* [Prompt]: Gather the lines below that include the string "with", copying each in full.

* [Records for the task]:
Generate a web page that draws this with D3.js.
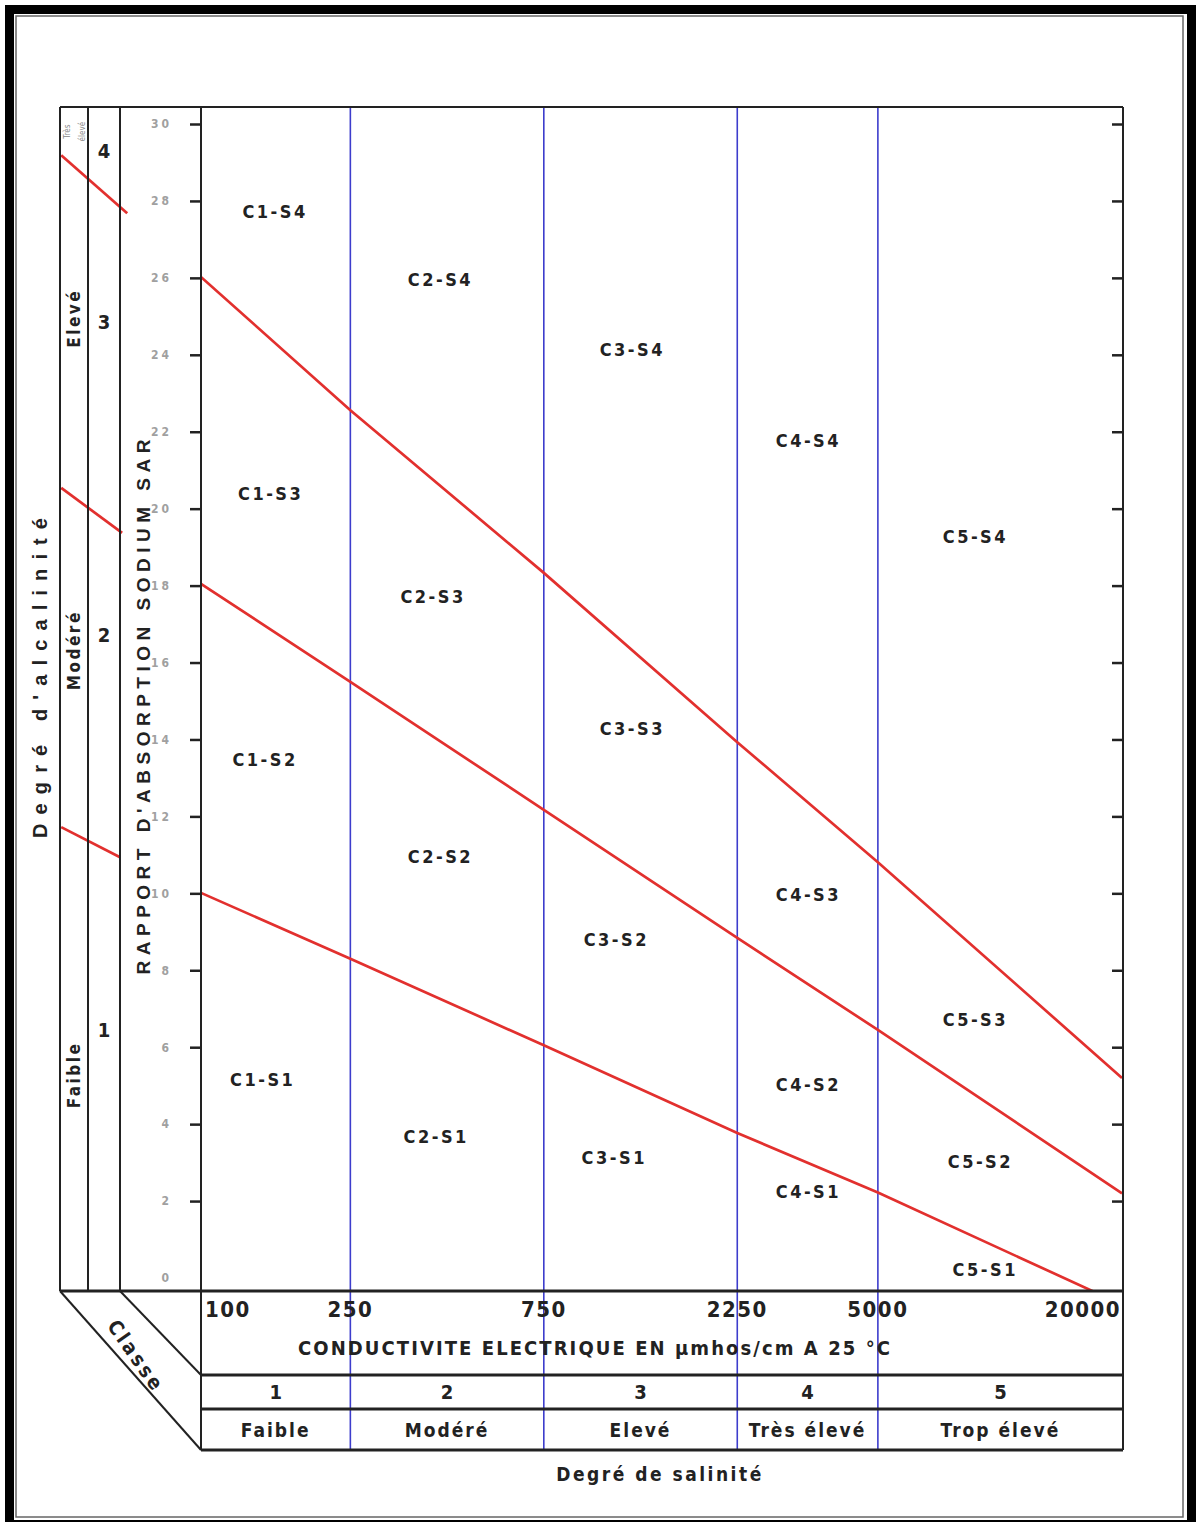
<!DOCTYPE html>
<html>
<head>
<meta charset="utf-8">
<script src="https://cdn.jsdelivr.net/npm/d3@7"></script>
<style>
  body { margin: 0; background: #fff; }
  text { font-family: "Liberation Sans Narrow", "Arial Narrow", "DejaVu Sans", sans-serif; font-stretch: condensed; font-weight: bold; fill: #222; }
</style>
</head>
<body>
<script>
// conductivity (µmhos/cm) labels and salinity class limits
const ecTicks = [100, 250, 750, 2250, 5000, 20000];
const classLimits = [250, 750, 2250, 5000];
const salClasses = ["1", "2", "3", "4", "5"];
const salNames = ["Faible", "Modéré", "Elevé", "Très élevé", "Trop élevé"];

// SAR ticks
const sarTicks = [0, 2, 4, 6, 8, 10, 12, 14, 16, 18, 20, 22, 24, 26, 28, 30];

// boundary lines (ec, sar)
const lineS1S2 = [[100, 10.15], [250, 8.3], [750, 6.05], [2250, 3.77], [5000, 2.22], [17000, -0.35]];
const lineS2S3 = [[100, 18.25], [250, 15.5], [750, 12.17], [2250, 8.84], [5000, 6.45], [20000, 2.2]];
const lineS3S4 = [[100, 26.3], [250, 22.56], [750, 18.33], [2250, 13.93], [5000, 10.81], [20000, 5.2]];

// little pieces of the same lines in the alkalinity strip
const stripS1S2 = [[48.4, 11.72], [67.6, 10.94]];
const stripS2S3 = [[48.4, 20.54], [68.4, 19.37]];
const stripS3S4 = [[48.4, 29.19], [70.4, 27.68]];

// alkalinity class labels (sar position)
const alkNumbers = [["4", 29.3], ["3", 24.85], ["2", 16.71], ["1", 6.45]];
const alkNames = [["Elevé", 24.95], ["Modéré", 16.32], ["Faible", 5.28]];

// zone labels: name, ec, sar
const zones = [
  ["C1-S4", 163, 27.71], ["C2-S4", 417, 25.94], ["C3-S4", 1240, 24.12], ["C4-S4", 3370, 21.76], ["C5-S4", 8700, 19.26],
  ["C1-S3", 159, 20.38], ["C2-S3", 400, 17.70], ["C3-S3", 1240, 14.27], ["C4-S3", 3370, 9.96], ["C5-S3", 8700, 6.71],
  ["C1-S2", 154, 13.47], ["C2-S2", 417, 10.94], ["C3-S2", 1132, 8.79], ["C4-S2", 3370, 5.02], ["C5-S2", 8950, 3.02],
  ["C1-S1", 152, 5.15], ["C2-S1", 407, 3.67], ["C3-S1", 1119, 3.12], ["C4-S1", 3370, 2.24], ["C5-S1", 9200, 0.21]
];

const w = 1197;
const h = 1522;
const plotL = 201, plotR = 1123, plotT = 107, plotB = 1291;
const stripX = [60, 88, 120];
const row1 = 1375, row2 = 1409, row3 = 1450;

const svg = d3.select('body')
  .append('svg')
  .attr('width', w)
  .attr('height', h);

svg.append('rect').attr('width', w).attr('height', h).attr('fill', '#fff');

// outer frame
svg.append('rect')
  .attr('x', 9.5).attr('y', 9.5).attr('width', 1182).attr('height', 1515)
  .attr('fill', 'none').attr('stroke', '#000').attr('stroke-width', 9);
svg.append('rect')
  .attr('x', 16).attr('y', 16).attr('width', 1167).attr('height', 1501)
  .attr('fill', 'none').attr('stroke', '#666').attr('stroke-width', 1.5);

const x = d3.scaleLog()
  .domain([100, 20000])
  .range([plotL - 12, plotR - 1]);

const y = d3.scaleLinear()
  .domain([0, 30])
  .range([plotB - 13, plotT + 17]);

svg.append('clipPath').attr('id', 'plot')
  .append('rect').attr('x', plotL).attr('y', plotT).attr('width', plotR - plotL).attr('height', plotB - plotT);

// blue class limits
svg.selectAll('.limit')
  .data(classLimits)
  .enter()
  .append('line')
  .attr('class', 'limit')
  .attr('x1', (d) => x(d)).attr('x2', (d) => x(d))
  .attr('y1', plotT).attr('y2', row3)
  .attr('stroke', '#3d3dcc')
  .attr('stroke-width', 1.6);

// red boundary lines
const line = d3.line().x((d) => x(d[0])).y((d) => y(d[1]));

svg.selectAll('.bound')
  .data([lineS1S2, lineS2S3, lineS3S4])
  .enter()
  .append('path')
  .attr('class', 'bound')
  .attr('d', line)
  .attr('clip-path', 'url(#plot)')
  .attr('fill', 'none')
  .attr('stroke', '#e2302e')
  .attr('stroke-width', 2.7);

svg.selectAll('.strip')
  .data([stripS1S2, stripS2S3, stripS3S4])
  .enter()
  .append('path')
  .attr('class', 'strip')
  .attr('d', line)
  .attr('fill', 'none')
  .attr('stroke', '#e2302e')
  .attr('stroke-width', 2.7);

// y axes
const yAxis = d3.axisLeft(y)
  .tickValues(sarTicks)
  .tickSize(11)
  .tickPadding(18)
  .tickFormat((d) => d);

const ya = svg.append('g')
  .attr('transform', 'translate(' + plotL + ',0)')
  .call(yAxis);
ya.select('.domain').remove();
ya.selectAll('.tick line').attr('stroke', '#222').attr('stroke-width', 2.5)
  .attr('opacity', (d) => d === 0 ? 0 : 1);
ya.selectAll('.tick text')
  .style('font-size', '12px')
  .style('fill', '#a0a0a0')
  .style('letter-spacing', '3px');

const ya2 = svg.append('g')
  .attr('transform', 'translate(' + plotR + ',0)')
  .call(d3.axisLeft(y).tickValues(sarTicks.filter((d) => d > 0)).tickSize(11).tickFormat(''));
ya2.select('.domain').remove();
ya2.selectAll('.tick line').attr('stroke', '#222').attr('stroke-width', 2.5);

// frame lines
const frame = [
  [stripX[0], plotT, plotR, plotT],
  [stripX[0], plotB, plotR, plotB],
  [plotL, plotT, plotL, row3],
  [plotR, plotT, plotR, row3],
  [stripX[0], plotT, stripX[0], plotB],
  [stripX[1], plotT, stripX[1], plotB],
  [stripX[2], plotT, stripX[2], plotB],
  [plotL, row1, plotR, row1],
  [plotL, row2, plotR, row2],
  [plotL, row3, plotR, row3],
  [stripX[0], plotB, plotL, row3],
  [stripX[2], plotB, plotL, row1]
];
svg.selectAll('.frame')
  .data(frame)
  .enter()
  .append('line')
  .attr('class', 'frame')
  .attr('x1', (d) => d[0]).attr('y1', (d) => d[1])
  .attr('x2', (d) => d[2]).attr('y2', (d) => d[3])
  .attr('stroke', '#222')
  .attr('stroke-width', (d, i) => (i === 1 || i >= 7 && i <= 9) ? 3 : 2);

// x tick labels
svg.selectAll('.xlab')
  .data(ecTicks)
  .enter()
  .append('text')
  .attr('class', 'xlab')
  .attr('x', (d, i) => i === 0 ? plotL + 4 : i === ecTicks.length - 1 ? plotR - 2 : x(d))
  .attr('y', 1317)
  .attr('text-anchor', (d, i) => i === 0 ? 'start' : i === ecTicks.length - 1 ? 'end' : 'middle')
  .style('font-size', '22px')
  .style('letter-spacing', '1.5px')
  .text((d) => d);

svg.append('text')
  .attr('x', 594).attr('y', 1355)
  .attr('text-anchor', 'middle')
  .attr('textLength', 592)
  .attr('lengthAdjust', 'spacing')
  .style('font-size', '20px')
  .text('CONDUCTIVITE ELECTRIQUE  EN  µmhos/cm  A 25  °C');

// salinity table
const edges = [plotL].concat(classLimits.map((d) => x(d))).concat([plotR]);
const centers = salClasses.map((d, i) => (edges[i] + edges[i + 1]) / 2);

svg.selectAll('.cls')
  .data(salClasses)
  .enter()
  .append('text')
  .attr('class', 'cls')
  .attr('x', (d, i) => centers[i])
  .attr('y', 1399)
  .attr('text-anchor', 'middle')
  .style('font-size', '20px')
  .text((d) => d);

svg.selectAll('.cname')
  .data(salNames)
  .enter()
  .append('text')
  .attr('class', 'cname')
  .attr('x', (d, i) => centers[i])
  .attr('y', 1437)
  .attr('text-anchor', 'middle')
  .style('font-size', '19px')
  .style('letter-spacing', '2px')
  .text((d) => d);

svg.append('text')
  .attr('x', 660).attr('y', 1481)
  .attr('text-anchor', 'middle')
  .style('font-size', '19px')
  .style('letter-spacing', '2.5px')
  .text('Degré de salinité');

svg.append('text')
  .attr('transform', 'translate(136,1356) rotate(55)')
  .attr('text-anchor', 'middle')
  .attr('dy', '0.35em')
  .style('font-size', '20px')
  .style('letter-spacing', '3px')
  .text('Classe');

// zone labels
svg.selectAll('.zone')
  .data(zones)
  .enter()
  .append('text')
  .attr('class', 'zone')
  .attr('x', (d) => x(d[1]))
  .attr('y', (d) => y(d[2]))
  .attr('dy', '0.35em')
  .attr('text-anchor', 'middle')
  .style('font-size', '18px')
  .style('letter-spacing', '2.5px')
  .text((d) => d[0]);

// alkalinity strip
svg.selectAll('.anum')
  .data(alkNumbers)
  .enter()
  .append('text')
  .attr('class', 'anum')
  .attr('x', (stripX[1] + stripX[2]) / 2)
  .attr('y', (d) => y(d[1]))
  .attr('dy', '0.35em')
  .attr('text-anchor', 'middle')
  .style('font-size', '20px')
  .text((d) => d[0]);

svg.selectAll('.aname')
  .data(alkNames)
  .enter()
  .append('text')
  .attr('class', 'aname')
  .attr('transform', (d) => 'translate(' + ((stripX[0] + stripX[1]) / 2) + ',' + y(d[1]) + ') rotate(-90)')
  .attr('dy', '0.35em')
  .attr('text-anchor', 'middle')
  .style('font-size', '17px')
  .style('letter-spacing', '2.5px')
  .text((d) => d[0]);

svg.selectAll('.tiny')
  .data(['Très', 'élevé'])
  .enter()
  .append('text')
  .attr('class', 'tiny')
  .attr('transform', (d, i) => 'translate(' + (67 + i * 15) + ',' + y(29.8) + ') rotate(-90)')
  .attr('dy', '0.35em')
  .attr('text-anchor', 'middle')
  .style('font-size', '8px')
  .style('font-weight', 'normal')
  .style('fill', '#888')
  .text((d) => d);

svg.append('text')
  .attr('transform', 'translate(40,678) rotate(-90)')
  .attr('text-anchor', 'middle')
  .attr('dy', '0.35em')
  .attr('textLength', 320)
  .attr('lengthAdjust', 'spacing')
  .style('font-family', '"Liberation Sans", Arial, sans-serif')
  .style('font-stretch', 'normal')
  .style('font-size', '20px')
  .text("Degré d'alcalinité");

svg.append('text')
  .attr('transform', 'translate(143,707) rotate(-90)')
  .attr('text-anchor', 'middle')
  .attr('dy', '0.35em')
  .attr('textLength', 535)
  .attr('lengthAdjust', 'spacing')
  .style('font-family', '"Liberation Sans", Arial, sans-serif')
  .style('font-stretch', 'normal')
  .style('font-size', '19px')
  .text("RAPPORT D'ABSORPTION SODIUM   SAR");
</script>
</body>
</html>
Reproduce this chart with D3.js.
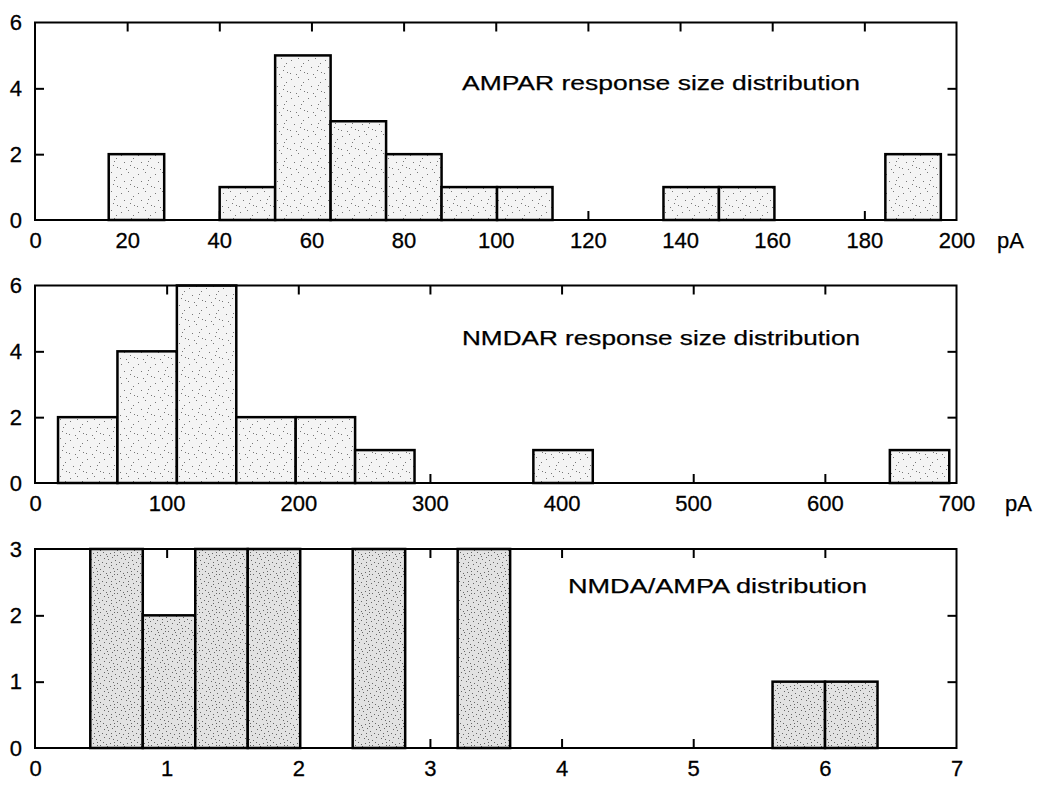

* [Reply to the exercise]:
Generate a web page that draws this with D3.js.
Reproduce this chart with D3.js.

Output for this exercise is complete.